Yes, that looks simpler.

 

[DigitalCrush]

I found that $Y = \frac{1}{2} \frac{\omega ^2}{g} R^2$. If the pressure at the hole is $\delta g (H+Y)$, then using Bernoulli's equation in the hole and the center of the water surface gives me: $\delta g (H+Y) + \frac{1}{2} \delta v_{r}^2 = P_{atm} + \delta g H$.

So $v_{r} = \sqrt{\frac{2P_{atm}}{\delta} - 2gY} = \sqrt{\frac{2P_{atm}}{\delta} - \omega^2 R^2}$.

I expected that a larger $\omega$ would mean a larger $v_{r}$. Is this right?

 

[haruspex]

I found that $Y = \frac{1}{2} \frac{\omega ^2}{g} R^2$. If the pressure at the hole is $\delta g (H+Y)$, then using Bernoulli's equation in the hole and the center of the water surface gives me: $\delta g (H+Y) + \frac{1}{2} \delta v_{r}^2 = P_{atm} + \delta g H$.

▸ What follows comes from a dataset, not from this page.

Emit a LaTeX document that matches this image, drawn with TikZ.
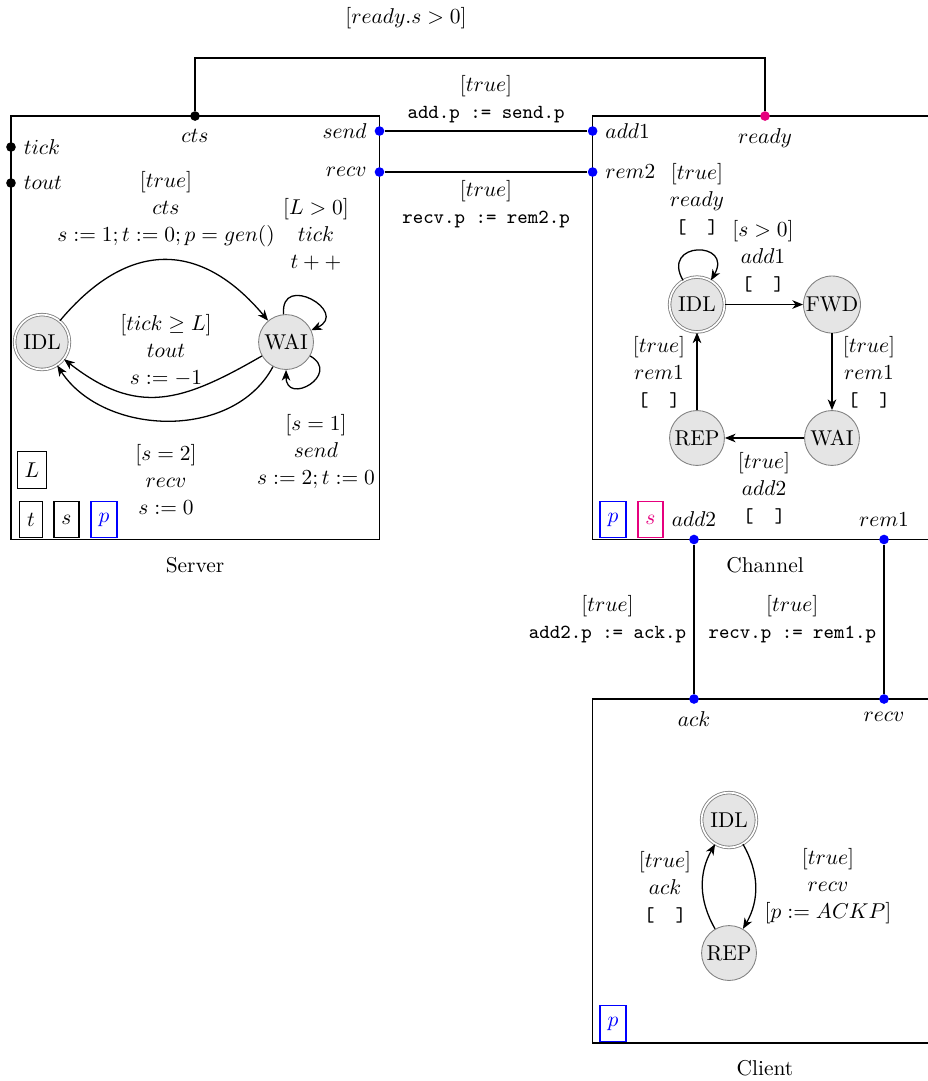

So $v_{r} = \sqrt{\frac{2P_{atm}}{\delta} - 2gY} = \sqrt{\frac{2P_{atm}}{\delta} - \omega^2 R^2}$.

I expected that a larger $\omega$ would mean a larger $v_{r}$. Is this right?

A few things wrong there.
Atmospheric pressure applies both at the top of the liquid and just outside the hole, so cancels.
The excess pressure just inside the hole is is $\delta g (H+Y)$, but I do not understand how you obtained your "Bernoulli’s equation". You should take the radial velocity as zero just inside the hole and v_r just outside.